Toy Story at Twenty
International Terminal
Toy Story at Twenty
“It’ll be a buddy movie: a banter-laden tale of a bitter alliance blossoming into a true friendship. It’ll have a few unusual twists. First, the buddies will be toys. And second, it will be the first time an entire movie will have been created using computer animation.”
John Lasseter, director of Toy Story
Chief Creative Officer, Pixar and Walt Disney Animation Studios
In 1991, when a small computer company called Pixar signed a deal with the Walt Disney Studios to produce a film with the then-tentative title Toy Story, the idea of making feature films in computer animation would have seemed far-fetched to most people. CG was still better known for flying logos and special effects than full-length storytelling.
Animation, however, has long been a medium friendly to change and experimentation. Walt Disney was particularly known for innovation, embracing sound, color, and the multiplane camera in his short films before taking the biggest gamble of all by making Snow White and the Seven Dwarfs, the world’s first full-length cel-animated film. Referred to before its release as “Disney’s Folly,” the 1938 film turned out to be a box-office sensation that laid the foundation for many memorable animated features to follow.
Years later, John Lasseter, a young animator at the Disney studios, saw early footage from the studio’s sci-fi film Tron, one of the first movies to make extensive use of computer animation. Dazzled by the medium’s potential, he was determined to find a way to use it for animated storytelling. When he was unable to realize his vision within Disney’s walls, Lasseter went to Northern California to team up with Ed Catmull and the pioneering computer scientists of the Lucasfilm Computer Division. The combination of Lasseter’s storytelling skill and the technical brilliance of the Computer Division’s researchers was a magical one, and the group—renamed Pixar when Steve Jobs purchased it from George Lucas in 1986—was soon producing work that attracted attention around the world.
After years spent developing their craft on short films and commercials, Pixar got their big break when Disney (which had made several unsuccessful attempts to woo Lasseter back) agreed to a co-production deal for a feature film. Though the small studio had won many awards for its previous work, including an Academy Award® for Best Animated Short Film, making a feature film was an entirely different proposition, and a much riskier endeavor.

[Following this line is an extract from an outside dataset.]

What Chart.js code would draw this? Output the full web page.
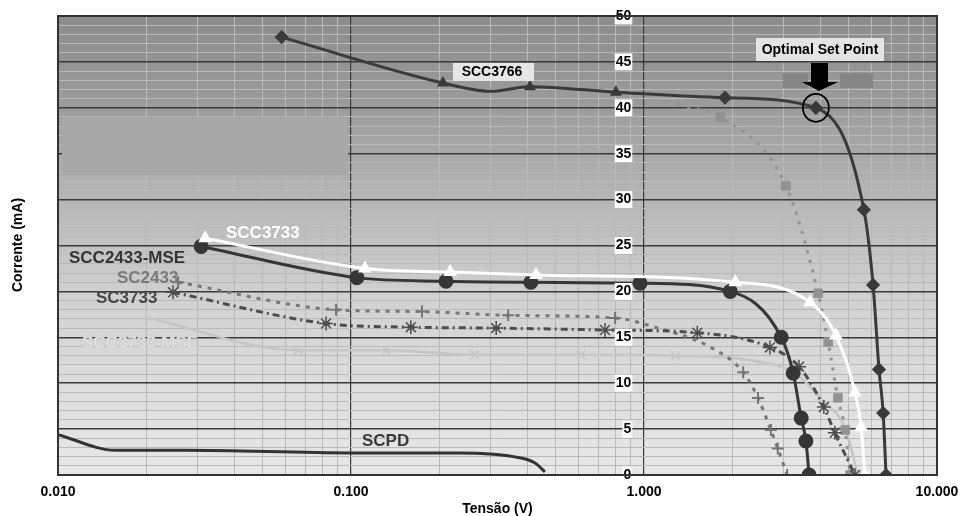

The creative challenge loomed above all else: telling a vivid, entertaining, and moving story that would fully engage its audience. But even the more concrete aspects of production called for inventive and attentive problem-solving. Not only did Pixar have to expand both its staff and its production pipeline to accommodate a project twenty times longer than anything they had attempted before, they were, from a technical point of view, navigating uncharted waters. No one else in the world had ever attempted a project of this complexity and scale. Every shot in the movie passed through multiple teams, each responsible for a different aspect of the image, like layout, shading, lighting, effects, and animation. Only after all the creative decisions in each department had been made could the final image of each of the film’s 110,000 frames be rendered by a computer and examined for perfection—a process that could take anywhere from three to twenty-four hours per frame. From start to finish, Toy Story took over four years to create.
On November 22, 1995, Toy Story opened in theaters as the weekend’s top-grossing film, quickly becoming the highest grossing film of the year, and ultimately receiving nominations for three Academy Awards®, including Best Original Screenplay. Though the team at Pixar had known they were creating something special, the overwhelmingly positive commercial and critical reaction was something even the most optimistic team members could not have predicted. Toy Story not only paved the way for Pixar’s future cinematic efforts, it inspired other filmmakers and animators to see the vast potential of a brand new medium—the computer-animated film.